Não há método na vida e na arte de Maureen Bisilliat. A fotógrafa (ou ex-fotógrafa) inglesa radicada no Brasil completou 89 anos em 16 de fevereiro. Seria um momento de revisar a carreira, ainda que resultasse em um balanço instável. Mas ela prefere driblar o tempo por meio do improviso — quem sabe o seu modo de ser verdadeiro.

Divulgação

“É o começo de uma nova jornada”, diz à ISTOÉ. “O trabalho me impulsiona. É ele que dá energia de viver.” Maureen acaba de abrir os trabalhos para festejar o próximo aniversário. Na semana passada, inaugurou a exposição “Agora ou nunca – Devolução”, no IMS-Paulista (em cartaz até 5/4), e lançou o documentário “Equivalências: aprender vivendo” em DVD. Diferentemente de outras mostras, esta não contém ampliações fotográficas, e sim doze vídeos, entre relatos de viagem, cenas de família e depoimentos de gente que ela entrevistou nos últimos 60 anos. No espaço expositivo, o público se vê diante de uma documentarista que abandonou a fotografia profissional em 1980 e, desde então, dedica-se a organizar seu acervo. Selecionou o material de 26 terabytes de imagens. O filme retrata as inquietações que a levaram a trocar de suporte e meios de expressão durante a vida.

Fotografia

Não deixa de ser surpreendente, pois Maureen ganhou fama pelas fotografias que tirou e revelou entre 1966 e 1985, a partir de reportagens para publicações como a revista Realidade e em expedições que resultaram em álbuns de fotografia hoje clássicos. Era um tempo, como lembra, “de enorme liberdade, pois podíamos captar realidades que ninguém conhecia”. Ela adentrava os grotões a bordo de um ônibus.

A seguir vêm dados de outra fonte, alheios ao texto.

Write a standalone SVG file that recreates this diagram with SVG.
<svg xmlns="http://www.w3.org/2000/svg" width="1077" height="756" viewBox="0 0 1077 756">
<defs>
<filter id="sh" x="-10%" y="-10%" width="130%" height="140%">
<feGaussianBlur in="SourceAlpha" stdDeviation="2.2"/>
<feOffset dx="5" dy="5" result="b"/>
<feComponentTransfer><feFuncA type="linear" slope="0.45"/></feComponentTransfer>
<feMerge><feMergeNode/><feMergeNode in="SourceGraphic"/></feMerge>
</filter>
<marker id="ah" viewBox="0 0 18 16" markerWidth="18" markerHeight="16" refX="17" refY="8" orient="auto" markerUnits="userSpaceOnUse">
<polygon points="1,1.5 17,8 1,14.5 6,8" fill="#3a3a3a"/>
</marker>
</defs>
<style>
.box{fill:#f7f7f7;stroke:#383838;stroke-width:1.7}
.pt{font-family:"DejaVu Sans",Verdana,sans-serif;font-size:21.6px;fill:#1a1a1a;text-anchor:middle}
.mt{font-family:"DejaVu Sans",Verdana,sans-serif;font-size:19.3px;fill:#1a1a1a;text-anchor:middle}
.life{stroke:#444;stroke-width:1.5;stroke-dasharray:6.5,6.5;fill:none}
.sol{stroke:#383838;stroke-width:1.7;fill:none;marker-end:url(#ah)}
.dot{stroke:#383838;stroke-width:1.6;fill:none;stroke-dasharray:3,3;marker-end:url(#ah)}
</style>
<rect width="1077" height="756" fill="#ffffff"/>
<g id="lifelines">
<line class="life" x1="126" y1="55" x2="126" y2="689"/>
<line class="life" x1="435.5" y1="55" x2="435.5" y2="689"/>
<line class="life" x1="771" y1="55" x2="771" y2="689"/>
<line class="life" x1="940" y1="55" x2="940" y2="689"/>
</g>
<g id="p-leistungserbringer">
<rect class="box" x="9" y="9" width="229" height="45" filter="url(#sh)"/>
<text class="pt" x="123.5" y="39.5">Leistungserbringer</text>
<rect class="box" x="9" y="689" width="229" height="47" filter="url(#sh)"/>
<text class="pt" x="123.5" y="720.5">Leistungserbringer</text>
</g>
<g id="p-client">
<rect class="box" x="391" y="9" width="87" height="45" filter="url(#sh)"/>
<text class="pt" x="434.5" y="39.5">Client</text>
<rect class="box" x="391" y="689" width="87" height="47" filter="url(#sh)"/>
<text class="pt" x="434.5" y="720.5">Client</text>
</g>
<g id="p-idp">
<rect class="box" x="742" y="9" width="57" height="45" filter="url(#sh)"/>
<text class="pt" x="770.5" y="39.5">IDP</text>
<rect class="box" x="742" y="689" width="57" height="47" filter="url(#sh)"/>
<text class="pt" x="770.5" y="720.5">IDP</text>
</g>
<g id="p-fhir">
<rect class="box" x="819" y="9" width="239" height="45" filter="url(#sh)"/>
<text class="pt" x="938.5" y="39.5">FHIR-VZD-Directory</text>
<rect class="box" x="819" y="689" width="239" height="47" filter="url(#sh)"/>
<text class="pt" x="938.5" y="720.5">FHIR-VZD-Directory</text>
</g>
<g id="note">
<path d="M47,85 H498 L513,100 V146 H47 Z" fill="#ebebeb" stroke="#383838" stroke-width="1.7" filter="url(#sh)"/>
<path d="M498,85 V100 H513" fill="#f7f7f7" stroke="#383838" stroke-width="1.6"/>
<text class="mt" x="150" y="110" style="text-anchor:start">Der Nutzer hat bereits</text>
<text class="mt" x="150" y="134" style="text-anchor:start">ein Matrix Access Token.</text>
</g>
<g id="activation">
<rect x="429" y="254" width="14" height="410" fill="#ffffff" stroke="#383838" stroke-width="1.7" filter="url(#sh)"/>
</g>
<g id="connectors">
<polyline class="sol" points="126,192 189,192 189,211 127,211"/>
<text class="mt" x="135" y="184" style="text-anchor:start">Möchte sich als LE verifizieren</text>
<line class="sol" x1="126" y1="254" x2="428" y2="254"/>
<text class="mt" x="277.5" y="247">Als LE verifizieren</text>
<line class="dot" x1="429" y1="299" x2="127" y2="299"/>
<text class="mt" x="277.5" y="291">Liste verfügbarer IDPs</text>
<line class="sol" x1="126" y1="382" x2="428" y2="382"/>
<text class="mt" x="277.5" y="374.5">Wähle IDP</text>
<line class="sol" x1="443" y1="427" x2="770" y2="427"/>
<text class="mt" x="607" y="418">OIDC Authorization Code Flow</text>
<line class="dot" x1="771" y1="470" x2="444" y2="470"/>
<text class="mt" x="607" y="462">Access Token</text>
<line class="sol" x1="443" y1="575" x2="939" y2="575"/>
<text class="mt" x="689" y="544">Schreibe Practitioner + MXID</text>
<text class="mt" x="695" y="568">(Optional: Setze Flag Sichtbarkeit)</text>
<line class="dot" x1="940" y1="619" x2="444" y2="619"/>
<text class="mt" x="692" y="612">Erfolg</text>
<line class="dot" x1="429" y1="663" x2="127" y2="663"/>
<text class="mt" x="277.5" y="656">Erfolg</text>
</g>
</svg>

MOSAICO O painel da exposição – O telão domina o espaço expositivo de “Agora ou nunca — Devolução”, no Instituto Moreira Salles em São Paulo: ali figuram os depoimentos simultâneos de doze pessoas que Maureen entrevistou, como o antropólogo Darcy Ribeiro, o colecionador Pietro Maria Bardi e o sertanista Orlando Villas-Boas (no alto à esq.)

“O melhor dessas viagens era a dificuldade de chegar”, diz. “Eu ia de ônibus com as janelas bem abertas, para compreender melhor o que eu encontraria adiante.”

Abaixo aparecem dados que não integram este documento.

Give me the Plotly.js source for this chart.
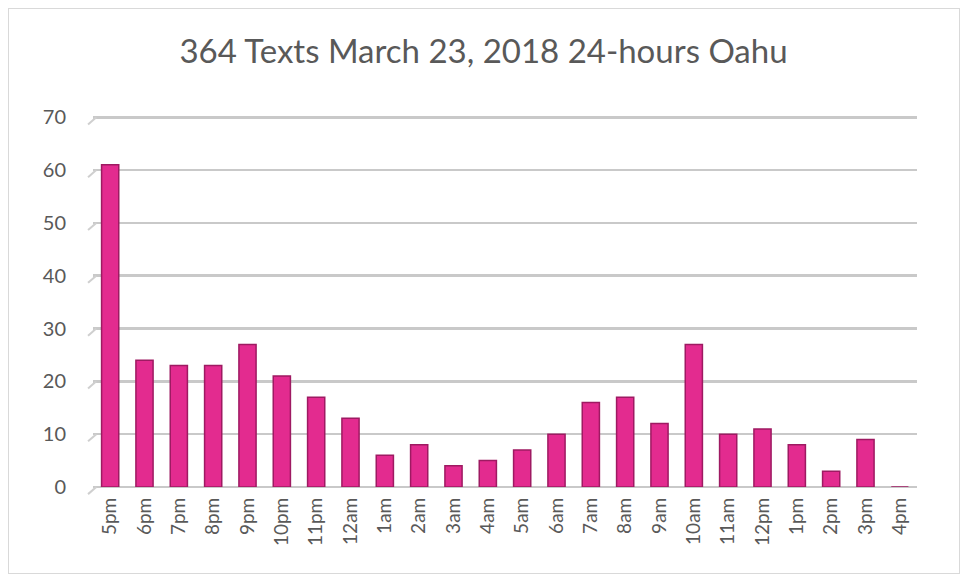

O público aprendeu a viajar com ela em suas excursões por dentro do olhar dos escritores e a admirar a antropóloga informal dos indígenas, sambistas, mães de santo e sertanejos. No entanto, são instantâneos (palavra hoje esquecida) ambíguos, pois tanto informam sobre certa realidade geográfica e cultural como traem uma faceta artística: “A fotografia documenta fatos, mas sobretudo fixa a emoção do momento”.

Como ensinam mostra e filme, Maureen é mais que fotógrafa, e pode ser descrita como uma repórter de aventura com gênio artístico. “Não sei o que eu sou”, afirma. “Nem mesmo sei qual a minha nacionalidade.” Nasceu em Englefield Green, Surrey, em 1931. A mãe, a irlandesa Sheila Brannigham, era pintora; o pai, o argentino Adolfo Scilingo, diplomata. Em 1955, em Paris, estudou pintura com André Lhote, e dois anos depois, em Nova York, fazia o curso do pintor Morris Kantor. Ambos os professores eram cubistas e rigorosos. A sombra dos dois talvez tenha feito com que ela abandonasse a pintura em 1962.

Fixou-se em São Paulo com o marido, o francês Jacques Bissilliat, em 1957. “Minha falta de raízes me fez buscar a identidade no Brasil”. Durante 30 anos, trabalhou em redações de revistas e fez grandes reportagens. “Sou um animal de redação”, afirma. “Sinto falta do trabalho em equipe”. Desistiu da fotografia na década de 1980 porque o vídeo lhe permitia falar com as pessoas e registrar momentos únicos. “Desenhar, pintar, fotografar, filmar e escrever são a mesma coisa. São maneiras de se situar e compreender o mundo em que você está”, diz.

Gosta de fotografar pelo celular, mas ainda precisa conhecer os “pormenores técnicos”. Isto é, não desistiu da fotografia nem lamenta o passado. Segundo ela, há outros tipos de aventura à espera dadas pela tecnologia, e pretende continuar a experimentá-las. “A gente não pode ficar na imitação de si mesma”, diz. “Eis aí o sentido da vida.”